TASK GOAL >>
Repeat the listing that follows, character for character, minus the pictures.

DATA EXCERPT >>
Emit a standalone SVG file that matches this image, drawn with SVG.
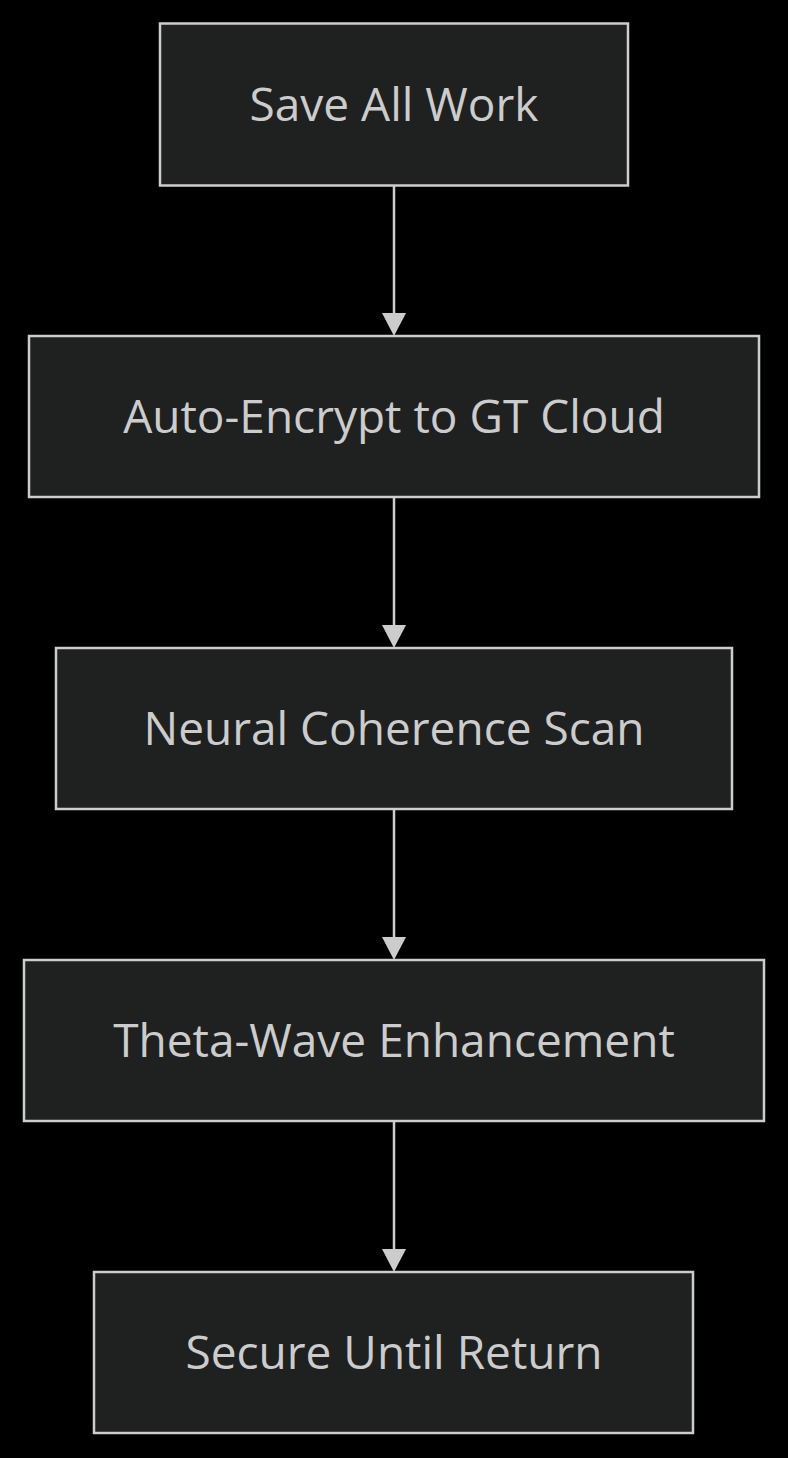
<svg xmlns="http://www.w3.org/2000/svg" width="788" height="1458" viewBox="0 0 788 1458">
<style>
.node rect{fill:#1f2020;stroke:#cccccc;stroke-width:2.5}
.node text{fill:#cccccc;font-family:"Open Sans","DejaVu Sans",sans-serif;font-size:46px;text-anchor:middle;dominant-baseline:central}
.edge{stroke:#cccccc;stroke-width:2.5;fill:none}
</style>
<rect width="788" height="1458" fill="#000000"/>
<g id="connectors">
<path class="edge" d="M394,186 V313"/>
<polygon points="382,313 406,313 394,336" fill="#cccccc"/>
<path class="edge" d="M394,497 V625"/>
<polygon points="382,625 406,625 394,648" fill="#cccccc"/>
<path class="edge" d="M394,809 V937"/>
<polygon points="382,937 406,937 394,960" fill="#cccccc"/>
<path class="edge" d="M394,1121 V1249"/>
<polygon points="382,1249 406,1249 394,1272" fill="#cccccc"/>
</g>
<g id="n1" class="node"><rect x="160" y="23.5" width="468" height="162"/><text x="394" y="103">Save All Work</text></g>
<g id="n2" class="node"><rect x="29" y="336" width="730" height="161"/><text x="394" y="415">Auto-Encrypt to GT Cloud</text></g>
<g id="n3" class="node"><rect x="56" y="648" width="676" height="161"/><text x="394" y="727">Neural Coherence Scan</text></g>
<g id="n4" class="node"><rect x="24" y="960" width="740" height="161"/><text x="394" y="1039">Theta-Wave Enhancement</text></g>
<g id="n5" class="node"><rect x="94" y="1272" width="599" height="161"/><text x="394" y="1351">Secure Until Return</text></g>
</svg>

ANSWER TO THIS TASK >>
Emit a standalone SVG file that matches this image, drawn with SVG.
<svg xmlns="http://www.w3.org/2000/svg" width="788" height="1458" viewBox="0 0 788 1458">
<style>
.node rect{fill:#1f2020;stroke:#cccccc;stroke-width:2.5}
.node text{fill:#cccccc;font-family:"Open Sans","DejaVu Sans",sans-serif;font-size:46px;text-anchor:middle;dominant-baseline:central}
.edge{stroke:#cccccc;stroke-width:2.5;fill:none}
</style>
<rect width="788" height="1458" fill="#000000"/>
<g id="connectors">
<path class="edge" d="M394,186 V313"/>
<polygon points="382,313 406,313 394,336" fill="#cccccc"/>
<path class="edge" d="M394,497 V625"/>
<polygon points="382,625 406,625 394,648" fill="#cccccc"/>
<path class="edge" d="M394,809 V937"/>
<polygon points="382,937 406,937 394,960" fill="#cccccc"/>
<path class="edge" d="M394,1121 V1249"/>
<polygon points="382,1249 406,1249 394,1272" fill="#cccccc"/>
</g>
<g id="n1" class="node"><rect x="160" y="23.5" width="468" height="162"/><text x="394" y="103">Save All Work</text></g>
<g id="n2" class="node"><rect x="29" y="336" width="730" height="161"/><text x="394" y="415">Auto-Encrypt to GT Cloud</text></g>
<g id="n3" class="node"><rect x="56" y="648" width="676" height="161"/><text x="394" y="727">Neural Coherence Scan</text></g>
<g id="n4" class="node"><rect x="24" y="960" width="740" height="161"/><text x="394" y="1039">Theta-Wave Enhancement</text></g>
<g id="n5" class="node"><rect x="94" y="1272" width="599" height="161"/><text x="394" y="1351">Secure Until Return</text></g>
</svg>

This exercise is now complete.